**Challenge**
Give again, exactly as written, the lines of the records below from the line with "Convert this chart to Apache ECharts code." to the line with "16, 18, 20];". Both end lines count; pictures do not.

**Supplied material**
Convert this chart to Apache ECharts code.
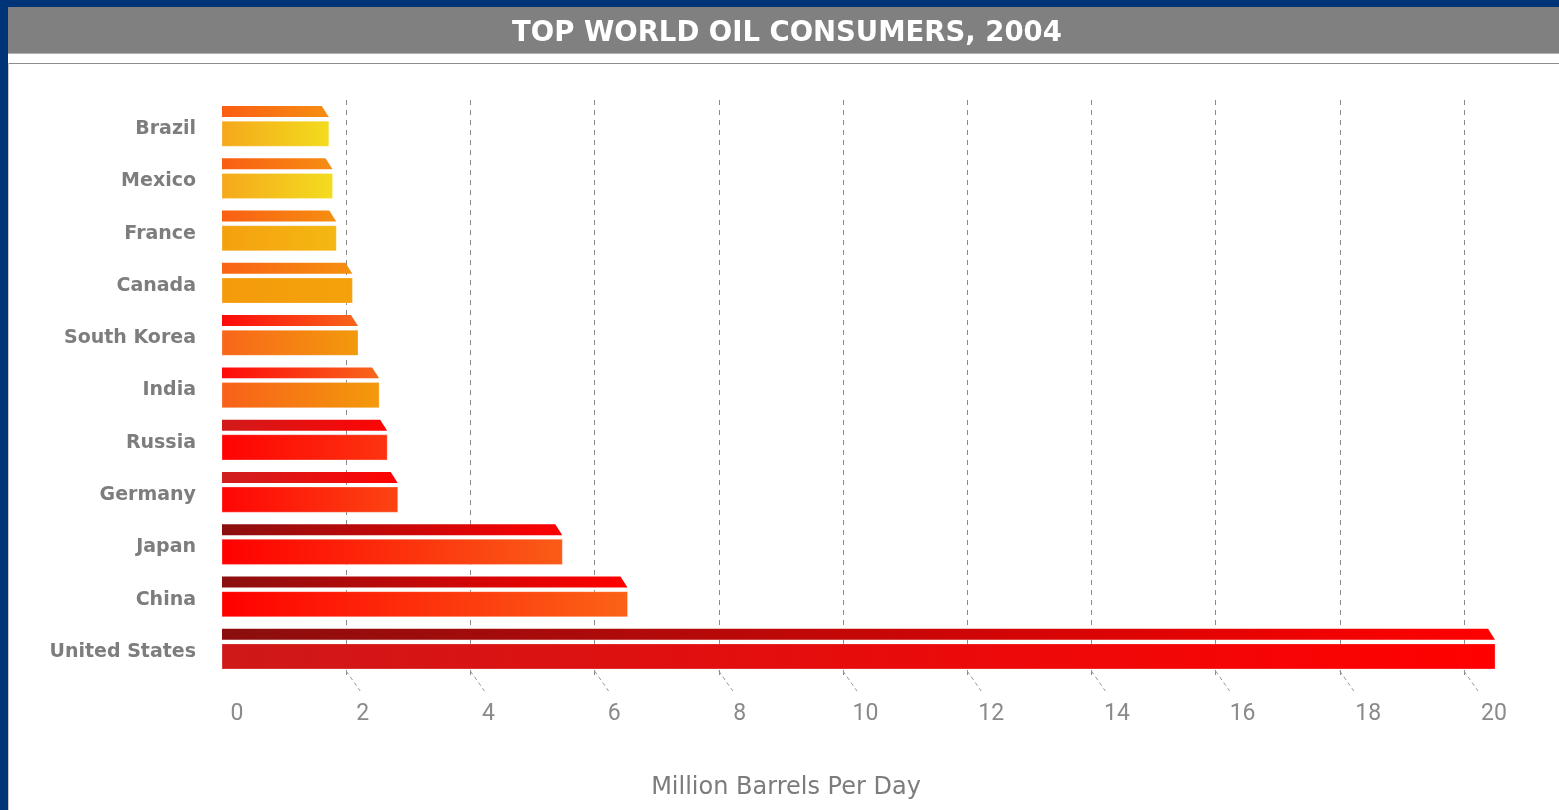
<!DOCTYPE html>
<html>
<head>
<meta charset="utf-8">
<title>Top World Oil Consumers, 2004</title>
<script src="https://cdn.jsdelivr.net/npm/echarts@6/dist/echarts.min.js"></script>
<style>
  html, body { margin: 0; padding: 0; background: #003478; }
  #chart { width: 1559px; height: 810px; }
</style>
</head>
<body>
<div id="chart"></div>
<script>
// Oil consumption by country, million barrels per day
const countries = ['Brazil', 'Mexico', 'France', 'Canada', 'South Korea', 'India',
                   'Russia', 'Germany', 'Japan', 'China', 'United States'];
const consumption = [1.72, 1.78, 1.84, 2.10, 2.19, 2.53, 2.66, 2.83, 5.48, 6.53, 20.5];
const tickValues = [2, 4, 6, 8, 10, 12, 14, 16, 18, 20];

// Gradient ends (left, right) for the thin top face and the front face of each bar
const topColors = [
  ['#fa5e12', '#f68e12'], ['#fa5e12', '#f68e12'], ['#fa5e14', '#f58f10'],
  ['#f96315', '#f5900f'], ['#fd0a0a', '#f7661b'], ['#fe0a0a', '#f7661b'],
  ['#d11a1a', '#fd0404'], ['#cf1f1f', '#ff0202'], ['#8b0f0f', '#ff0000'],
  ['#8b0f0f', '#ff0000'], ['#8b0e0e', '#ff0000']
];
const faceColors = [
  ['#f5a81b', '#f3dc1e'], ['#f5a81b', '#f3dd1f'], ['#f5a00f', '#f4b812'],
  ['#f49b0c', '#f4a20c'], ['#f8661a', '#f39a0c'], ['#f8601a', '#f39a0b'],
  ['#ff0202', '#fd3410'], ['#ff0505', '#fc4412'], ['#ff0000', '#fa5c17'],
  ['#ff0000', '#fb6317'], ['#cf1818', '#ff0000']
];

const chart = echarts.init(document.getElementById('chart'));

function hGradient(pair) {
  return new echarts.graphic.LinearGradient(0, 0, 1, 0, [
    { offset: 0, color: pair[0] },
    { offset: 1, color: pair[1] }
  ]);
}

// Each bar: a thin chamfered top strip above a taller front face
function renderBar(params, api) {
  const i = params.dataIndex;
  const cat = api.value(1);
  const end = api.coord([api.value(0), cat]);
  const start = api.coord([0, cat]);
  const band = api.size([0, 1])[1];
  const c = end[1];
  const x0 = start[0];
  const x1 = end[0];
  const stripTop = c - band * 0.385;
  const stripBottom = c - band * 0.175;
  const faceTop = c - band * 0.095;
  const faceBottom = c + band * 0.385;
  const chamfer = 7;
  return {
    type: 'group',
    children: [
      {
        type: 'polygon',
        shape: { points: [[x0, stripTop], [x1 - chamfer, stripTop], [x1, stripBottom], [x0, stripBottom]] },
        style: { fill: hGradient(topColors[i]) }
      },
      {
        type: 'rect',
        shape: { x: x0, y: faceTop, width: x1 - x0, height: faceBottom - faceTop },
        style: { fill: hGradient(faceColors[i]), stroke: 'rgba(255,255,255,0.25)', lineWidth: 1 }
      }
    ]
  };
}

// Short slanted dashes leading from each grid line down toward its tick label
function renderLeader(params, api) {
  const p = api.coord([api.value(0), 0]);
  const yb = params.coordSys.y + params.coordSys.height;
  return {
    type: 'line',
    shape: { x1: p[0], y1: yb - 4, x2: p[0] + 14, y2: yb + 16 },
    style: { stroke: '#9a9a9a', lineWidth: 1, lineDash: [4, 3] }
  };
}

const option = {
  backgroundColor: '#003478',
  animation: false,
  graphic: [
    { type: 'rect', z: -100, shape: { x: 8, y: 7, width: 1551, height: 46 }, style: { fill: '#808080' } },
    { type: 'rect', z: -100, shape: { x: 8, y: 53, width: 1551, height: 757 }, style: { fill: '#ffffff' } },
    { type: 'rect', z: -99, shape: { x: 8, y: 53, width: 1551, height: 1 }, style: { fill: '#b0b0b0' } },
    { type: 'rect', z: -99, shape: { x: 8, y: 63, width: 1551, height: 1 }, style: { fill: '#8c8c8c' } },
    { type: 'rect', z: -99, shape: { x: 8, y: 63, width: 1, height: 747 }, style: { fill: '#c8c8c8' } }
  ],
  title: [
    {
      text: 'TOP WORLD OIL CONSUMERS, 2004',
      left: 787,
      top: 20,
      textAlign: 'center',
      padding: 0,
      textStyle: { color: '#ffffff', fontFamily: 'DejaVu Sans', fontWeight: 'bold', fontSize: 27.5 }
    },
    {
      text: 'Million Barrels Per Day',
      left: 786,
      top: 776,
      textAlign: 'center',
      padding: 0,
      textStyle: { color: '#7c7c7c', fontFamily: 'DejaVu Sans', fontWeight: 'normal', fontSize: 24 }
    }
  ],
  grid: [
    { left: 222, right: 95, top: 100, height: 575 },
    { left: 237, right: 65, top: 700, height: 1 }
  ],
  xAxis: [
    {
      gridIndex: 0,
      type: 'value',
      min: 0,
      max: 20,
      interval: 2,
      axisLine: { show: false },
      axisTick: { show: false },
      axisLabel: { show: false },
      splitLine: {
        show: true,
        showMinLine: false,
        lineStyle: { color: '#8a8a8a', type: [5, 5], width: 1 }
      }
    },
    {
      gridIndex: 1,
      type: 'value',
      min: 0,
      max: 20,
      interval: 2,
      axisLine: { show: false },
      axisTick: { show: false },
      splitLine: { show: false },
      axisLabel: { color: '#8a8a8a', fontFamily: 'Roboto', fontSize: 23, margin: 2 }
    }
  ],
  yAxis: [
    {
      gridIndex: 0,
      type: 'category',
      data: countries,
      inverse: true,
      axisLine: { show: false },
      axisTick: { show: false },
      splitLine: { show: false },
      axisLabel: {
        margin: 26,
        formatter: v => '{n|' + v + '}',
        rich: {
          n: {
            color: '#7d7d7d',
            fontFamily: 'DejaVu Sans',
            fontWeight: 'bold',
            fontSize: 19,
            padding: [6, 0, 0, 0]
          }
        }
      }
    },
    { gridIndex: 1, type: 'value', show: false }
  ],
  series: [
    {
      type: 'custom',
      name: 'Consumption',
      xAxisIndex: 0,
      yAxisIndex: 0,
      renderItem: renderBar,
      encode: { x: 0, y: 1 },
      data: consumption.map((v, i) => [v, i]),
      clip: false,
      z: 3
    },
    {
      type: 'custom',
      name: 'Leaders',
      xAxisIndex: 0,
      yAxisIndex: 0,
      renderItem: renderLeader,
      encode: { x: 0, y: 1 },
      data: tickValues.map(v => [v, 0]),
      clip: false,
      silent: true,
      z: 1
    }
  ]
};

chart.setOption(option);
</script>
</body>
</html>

==

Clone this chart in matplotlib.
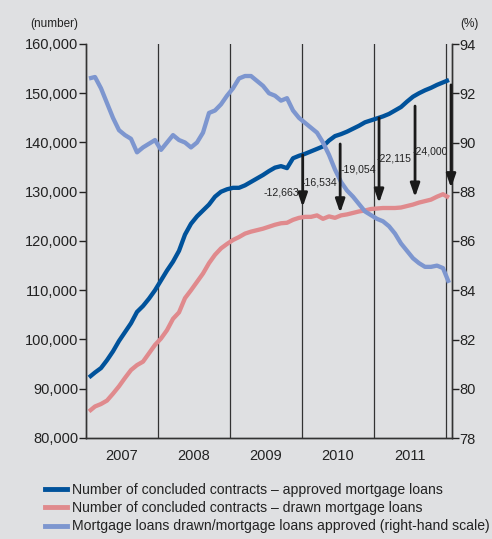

**The result**
Convert this chart to Apache ECharts code.
<!DOCTYPE html>
<html>
<head>
<meta charset="utf-8">
<title>Top World Oil Consumers, 2004</title>
<script src="https://cdn.jsdelivr.net/npm/echarts@6/dist/echarts.min.js"></script>
<style>
  html, body { margin: 0; padding: 0; background: #003478; }
  #chart { width: 1559px; height: 810px; }
</style>
</head>
<body>
<div id="chart"></div>
<script>
// Oil consumption by country, million barrels per day
const countries = ['Brazil', 'Mexico', 'France', 'Canada', 'South Korea', 'India',
                   'Russia', 'Germany', 'Japan', 'China', 'United States'];
const consumption = [1.72, 1.78, 1.84, 2.10, 2.19, 2.53, 2.66, 2.83, 5.48, 6.53, 20.5];
const tickValues = [2, 4, 6, 8, 10, 12, 14, 16, 18, 20];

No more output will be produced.